*Stated goal*. Give back the full listing verbatim, apart from its images.

*Collected material*.

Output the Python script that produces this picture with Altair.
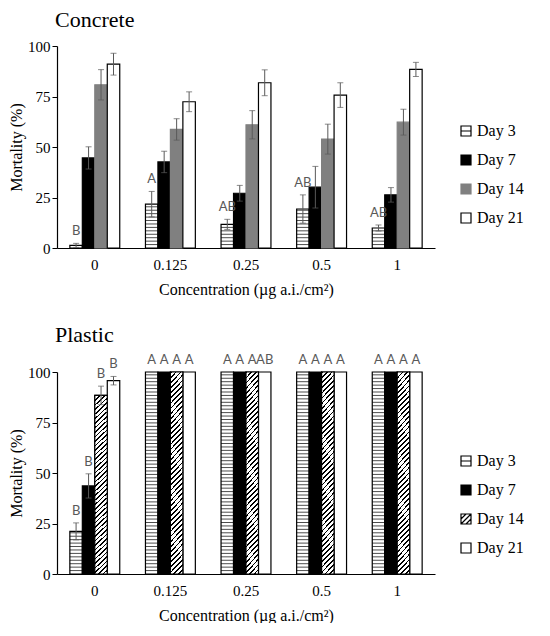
import altair as alt
import pandas as pd

concs = ["0", "0.125", "0.25", "0.5", "1"]
days = ["Day 3", "Day 7", "Day 14", "Day 21"]

# Concrete
con_d3 = [1.3, 21.7, 11.7, 19.3, 9.9]
con_d3_err = [1.0, 6.3, 2.5, 7.0, 1.5]
con_d7 = [44.6, 42.6, 27.1, 30.1, 26.3]
con_d7_err = [5.5, 5.3, 3.9, 10.3, 3.6]
con_d14 = [80.8, 58.7, 61.0, 53.9, 62.3]
con_d14_err = [7.5, 5.3, 7.0, 7.4, 6.4]
con_d21 = [91.0, 72.4, 81.8, 75.7, 88.4]
con_d21_err = [5.4, 4.9, 6.4, 6.1, 3.5]
con_d3_letters = ["B", "A", "AB", "AB", "AB"]
con_d7_letters = ["", "", "", "", ""]
con_d14_letters = ["", "", "", "", ""]
con_d21_letters = ["", "", "", "", ""]

# Plastic
pla_d3 = [21.1, 100, 100, 100, 100]
pla_d3_err = [4.2, 0, 0, 0, 0]
pla_d7 = [43.6, 100, 100, 100, 100]
pla_d7_err = [6.0, 0, 0, 0, 0]
pla_d14 = [88.4, 100, 100, 100, 100]
pla_d14_err = [4.6, 0, 0, 0, 0]
pla_d21 = [95.7, 100, 100, 100, 100]
pla_d21_err = [2.1, 0, 0, 0, 0]
pla_d3_letters = ["B", "A", "A", "A", "A"]
pla_d7_letters = ["B", "A", "A", "A", "A"]
pla_d14_letters = ["B", "A", "A", "A", "A"]
pla_d21_letters = ["B", "A", "AB", "A", "A"]


def build(vals, errs, letters):
    rows = []
    for d, v, e, l in zip(days, vals, errs, letters):
        for c, vv, ee, ll in zip(concs, v, e, l):
            rows.append({"conc": c, "day": d, "value": vv, "err": ee, "letter": ll})
    return pd.DataFrame(rows)


con_df = build([con_d3, con_d7, con_d14, con_d21],
               [con_d3_err, con_d7_err, con_d14_err, con_d21_err],
               [con_d3_letters, con_d7_letters, con_d14_letters, con_d21_letters])
pla_df = build([pla_d3, pla_d7, pla_d14, pla_d21],
               [pla_d3_err, pla_d7_err, pla_d14_err, pla_d21_err],
               [pla_d3_letters, pla_d7_letters, pla_d14_letters, pla_d21_letters])

SERIF = "Liberation Serif"
W, H = 378, 202
BAR_W = 12.47
ERR_COLOR = "#595959"

SQ = "M-1,-1H1V1H-1Z"
SQ_STRIPE = "M-1,-1H1V1H-1Z M-1,0H1"
SQ_HATCH = "M-1,-1H1V1H-1Z M-1,1L1,-1 M-1,0L0,-1 M0,1L1,0"

# diagonal hatch gradient stops
stops = []
n = 42
for i in range(n):
    a = i / n
    b = (i + 0.35) / n
    c = (i + 1) / n
    stops += [alt.GradientStop(color="black", offset=a),
              alt.GradientStop(color="black", offset=b),
              alt.GradientStop(color="white", offset=b),
              alt.GradientStop(color="white", offset=c)]
hatch = alt.LinearGradient(gradient="linear", stops=stops, x1=0, y1=0, x2=0.07, y2=1.06)


def panel(df, title, fills, strokes, shapes, legend_y, hatched):
    x = alt.X("conc:N", sort=concs,
              scale=alt.Scale(domain=concs, paddingInner=0.34, paddingOuter=0.17),
              axis=alt.Axis(title="Concentration (µg a.i./cm²)", labelAngle=0, ticks=False,
                            labelPadding=9, titlePadding=9,
                            labelFont=SERIF, titleFont=SERIF, labelFontSize=15,
                            titleFontSize=16, titleFontWeight="normal"))
    xo = alt.XOffset("day:N", sort=days, scale=alt.Scale(domain=days, paddingInner=0, paddingOuter=0))
    yscale = alt.Scale(domain=[0, 100])
    yaxis = alt.Axis(values=[0, 25, 50, 75, 100], title="Mortality (%)", grid=False,
                     tickSize=5, labelPadding=2, titlePadding=3,
                     labelFont=SERIF, titleFont=SERIF, labelFontSize=15,
                     titleFontSize=16, titleFontWeight="normal")

    def Y(field):
        return alt.Y(field, type="quantitative", scale=yscale, axis=yaxis, title="Mortality (%)")

    leg = alt.Legend(title=None, orient="none", legendX=401, legendY=legend_y,
                     symbolSize=100, symbolStrokeWidth=1.2, symbolOpacity=1,
                     labelFont=SERIF, labelFontSize=16, labelColor="black",
                     rowPadding=13, labelOffset=3)
    fill = alt.Fill("day:N", sort=days, scale=alt.Scale(domain=days, range=fills), legend=leg)
    stroke = alt.Stroke("day:N", sort=days, scale=alt.Scale(domain=days, range=strokes), legend=leg)
    shape = alt.Shape("day:N", sort=days, scale=alt.Scale(domain=days, range=shapes), legend=leg)

    base = alt.Chart(df)
    bars = base.mark_bar(strokeWidth=1.2).encode(x=x, xOffset=xo, y=Y("value"), fill=fill, stroke=stroke)
    layers = [bars]
    if hatched:
        hb = base.transform_filter("datum.day == 'Day 14'").mark_bar(
            fill=hatch, stroke="black", strokeWidth=1.2).encode(x=x, xOffset=xo, y=Y("value"))
        layers.append(hb)
    stripes = base.transform_filter("datum.day == 'Day 3'").transform_calculate(
        s="sequence(1.7, datum.value, 1.7)").transform_flatten(["s"]).mark_tick(
        orient="horizontal", size=BAR_W, thickness=1, color="black").encode(
        x=x, xOffset=xo, y=Y("s"))
    layers.append(stripes)
    eb = base.transform_filter("datum.err > 0").transform_calculate(
        lo="datum.value - datum.err", hi="datum.value + datum.err")
    rules = eb.mark_rule(color=ERR_COLOR, strokeWidth=1).encode(
        x=x, xOffset=xo, y=Y("lo"), y2="hi:Q")
    caps = eb.transform_fold(["lo", "hi"], as_=["k", "v"]).mark_tick(
        orient="horizontal", size=6, thickness=1, color=ERR_COLOR).encode(
        x=x, xOffset=xo, y=Y("v"))
    layers += [rules, caps]
    text = base.transform_filter("datum.letter != ''").transform_calculate(
        top="datum.value + datum.err").mark_text(
        font="Lato", fontSize=13, color=ERR_COLOR, baseline="bottom", dy=-5).encode(
        x=x, xOffset=xo, y=Y("top"), text="letter:N")
    layers.append(text)
    pts = base.mark_point(filled=True, opacity=0, strokeWidth=1.2).encode(
        x=x, xOffset=xo, y=Y("value"), fill=fill, stroke=stroke, shape=shape)
    layers.append(pts)
    return alt.layer(*layers).properties(
        width=W, height=H,
        title=alt.TitleParams(title, anchor="start", frame="group", font=SERIF, fontSize=22,
                              fontWeight="normal", color="black", dx=-2, offset=7))


top = panel(con_df, "Concrete", ["white", "black", "#808080", "white"],
            ["black", "black", "#808080", "black"], [SQ_STRIPE, SQ, SQ, SQ], 77, False)
bottom = panel(pla_df, "Plastic", ["white", "black", "white", "white"],
               ["black", "black", "black", "black"], [SQ_STRIPE, SQ, SQ_HATCH, SQ], 81, True)

chart = alt.vconcat(top, bottom, spacing=27).resolve_scale(
    fill="independent", stroke="independent", shape="independent",
    x="independent", y="independent", xOffset="independent").resolve_legend(
    fill="independent", stroke="independent", shape="independent").properties(
    padding={"left": 0, "top": 1, "right": 0, "bottom": 0}).configure_view(stroke=None).configure_axis(
    domainColor="black", tickColor="black", labelColor="black", titleColor="black",
    labelFont=SERIF, titleFont=SERIF, labelFontSize=15, titleFontSize=16,
    titleFontWeight="normal", domainWidth=1.2)

chart.save("out.html", embed_options={"renderer": "svg", "actions": False})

*Output for this task*.
Output the Python script that produces this picture with Altair.
import altair as alt
import pandas as pd

concs = ["0", "0.125", "0.25", "0.5", "1"]
days = ["Day 3", "Day 7", "Day 14", "Day 21"]

# Concrete
con_d3 = [1.3, 21.7, 11.7, 19.3, 9.9]
con_d3_err = [1.0, 6.3, 2.5, 7.0, 1.5]
con_d7 = [44.6, 42.6, 27.1, 30.1, 26.3]
con_d7_err = [5.5, 5.3, 3.9, 10.3, 3.6]
con_d14 = [80.8, 58.7, 61.0, 53.9, 62.3]
con_d14_err = [7.5, 5.3, 7.0, 7.4, 6.4]
con_d21 = [91.0, 72.4, 81.8, 75.7, 88.4]
con_d21_err = [5.4, 4.9, 6.4, 6.1, 3.5]
con_d3_letters = ["B", "A", "AB", "AB", "AB"]
con_d7_letters = ["", "", "", "", ""]
con_d14_letters = ["", "", "", "", ""]
con_d21_letters = ["", "", "", "", ""]

# Plastic
pla_d3 = [21.1, 100, 100, 100, 100]
pla_d3_err = [4.2, 0, 0, 0, 0]
pla_d7 = [43.6, 100, 100, 100, 100]
pla_d7_err = [6.0, 0, 0, 0, 0]
pla_d14 = [88.4, 100, 100, 100, 100]
pla_d14_err = [4.6, 0, 0, 0, 0]
pla_d21 = [95.7, 100, 100, 100, 100]
pla_d21_err = [2.1, 0, 0, 0, 0]
pla_d3_letters = ["B", "A", "A", "A", "A"]
pla_d7_letters = ["B", "A", "A", "A", "A"]
pla_d14_letters = ["B", "A", "A", "A", "A"]
pla_d21_letters = ["B", "A", "AB", "A", "A"]


def build(vals, errs, letters):
    rows = []
    for d, v, e, l in zip(days, vals, errs, letters):
        for c, vv, ee, ll in zip(concs, v, e, l):
            rows.append({"conc": c, "day": d, "value": vv, "err": ee, "letter": ll})
    return pd.DataFrame(rows)


con_df = build([con_d3, con_d7, con_d14, con_d21],
               [con_d3_err, con_d7_err, con_d14_err, con_d21_err],
               [con_d3_letters, con_d7_letters, con_d14_letters, con_d21_letters])
pla_df = build([pla_d3, pla_d7, pla_d14, pla_d21],
               [pla_d3_err, pla_d7_err, pla_d14_err, pla_d21_err],
               [pla_d3_letters, pla_d7_letters, pla_d14_letters, pla_d21_letters])

SERIF = "Liberation Serif"
W, H = 378, 202
BAR_W = 12.47
ERR_COLOR = "#595959"

SQ = "M-1,-1H1V1H-1Z"
SQ_STRIPE = "M-1,-1H1V1H-1Z M-1,0H1"
SQ_HATCH = "M-1,-1H1V1H-1Z M-1,1L1,-1 M-1,0L0,-1 M0,1L1,0"

# diagonal hatch gradient stops
stops = []
n = 42
for i in range(n):
    a = i / n
    b = (i + 0.35) / n
    c = (i + 1) / n
    stops += [alt.GradientStop(color="black", offset=a),
              alt.GradientStop(color="black", offset=b),
              alt.GradientStop(color="white", offset=b),
              alt.GradientStop(color="white", offset=c)]
hatch = alt.LinearGradient(gradient="linear", stops=stops, x1=0, y1=0, x2=0.07, y2=1.06)


def panel(df, title, fills, strokes, shapes, legend_y, hatched):
    x = alt.X("conc:N", sort=concs,
              scale=alt.Scale(domain=concs, paddingInner=0.34, paddingOuter=0.17),
              axis=alt.Axis(title="Concentration (µg a.i./cm²)", labelAngle=0, ticks=False,
                            labelPadding=9, titlePadding=9,
                            labelFont=SERIF, titleFont=SERIF, labelFontSize=15,
                            titleFontSize=16, titleFontWeight="normal"))
    xo = alt.XOffset("day:N", sort=days, scale=alt.Scale(domain=days, paddingInner=0, paddingOuter=0))
    yscale = alt.Scale(domain=[0, 100])
    yaxis = alt.Axis(values=[0, 25, 50, 75, 100], title="Mortality (%)", grid=False,
                     tickSize=5, labelPadding=2, titlePadding=3,
                     labelFont=SERIF, titleFont=SERIF, labelFontSize=15,
                     titleFontSize=16, titleFontWeight="normal")

    def Y(field):
        return alt.Y(field, type="quantitative", scale=yscale, axis=yaxis, title="Mortality (%)")

    leg = alt.Legend(title=None, orient="none", legendX=401, legendY=legend_y,
                     symbolSize=100, symbolStrokeWidth=1.2, symbolOpacity=1,
                     labelFont=SERIF, labelFontSize=16, labelColor="black",
                     rowPadding=13, labelOffset=3)
    fill = alt.Fill("day:N", sort=days, scale=alt.Scale(domain=days, range=fills), legend=leg)
    stroke = alt.Stroke("day:N", sort=days, scale=alt.Scale(domain=days, range=strokes), legend=leg)
    shape = alt.Shape("day:N", sort=days, scale=alt.Scale(domain=days, range=shapes), legend=leg)

    base = alt.Chart(df)
    bars = base.mark_bar(strokeWidth=1.2).encode(x=x, xOffset=xo, y=Y("value"), fill=fill, stroke=stroke)
    layers = [bars]
    if hatched:
        hb = base.transform_filter("datum.day == 'Day 14'").mark_bar(
            fill=hatch, stroke="black", strokeWidth=1.2).encode(x=x, xOffset=xo, y=Y("value"))
        layers.append(hb)
    stripes = base.transform_filter("datum.day == 'Day 3'").transform_calculate(
        s="sequence(1.7, datum.value, 1.7)").transform_flatten(["s"]).mark_tick(
        orient="horizontal", size=BAR_W, thickness=1, color="black").encode(
        x=x, xOffset=xo, y=Y("s"))
    layers.append(stripes)
    eb = base.transform_filter("datum.err > 0").transform_calculate(
        lo="datum.value - datum.err", hi="datum.value + datum.err")
    rules = eb.mark_rule(color=ERR_COLOR, strokeWidth=1).encode(
        x=x, xOffset=xo, y=Y("lo"), y2="hi:Q")
    caps = eb.transform_fold(["lo", "hi"], as_=["k", "v"]).mark_tick(
        orient="horizontal", size=6, thickness=1, color=ERR_COLOR).encode(
        x=x, xOffset=xo, y=Y("v"))
    layers += [rules, caps]
    text = base.transform_filter("datum.letter != ''").transform_calculate(
        top="datum.value + datum.err").mark_text(
        font="Lato", fontSize=13, color=ERR_COLOR, baseline="bottom", dy=-5).encode(
        x=x, xOffset=xo, y=Y("top"), text="letter:N")
    layers.append(text)
    pts = base.mark_point(filled=True, opacity=0, strokeWidth=1.2).encode(
        x=x, xOffset=xo, y=Y("value"), fill=fill, stroke=stroke, shape=shape)
    layers.append(pts)
    return alt.layer(*layers).properties(
        width=W, height=H,
        title=alt.TitleParams(title, anchor="start", frame="group", font=SERIF, fontSize=22,
                              fontWeight="normal", color="black", dx=-2, offset=7))


top = panel(con_df, "Concrete", ["white", "black", "#808080", "white"],
            ["black", "black", "#808080", "black"], [SQ_STRIPE, SQ, SQ, SQ], 77, False)
bottom = panel(pla_df, "Plastic", ["white", "black", "white", "white"],
               ["black", "black", "black", "black"], [SQ_STRIPE, SQ, SQ_HATCH, SQ], 81, True)

chart = alt.vconcat(top, bottom, spacing=27).resolve_scale(
    fill="independent", stroke="independent", shape="independent",
    x="independent", y="independent", xOffset="independent").resolve_legend(
    fill="independent", stroke="independent", shape="independent").properties(
    padding={"left": 0, "top": 1, "right": 0, "bottom": 0}).configure_view(stroke=None).configure_axis(
    domainColor="black", tickColor="black", labelColor="black", titleColor="black",
    labelFont=SERIF, titleFont=SERIF, labelFontSize=15, titleFontSize=16,
    titleFontWeight="normal", domainWidth=1.2)

chart.save("out.html", embed_options={"renderer": "svg", "actions": False})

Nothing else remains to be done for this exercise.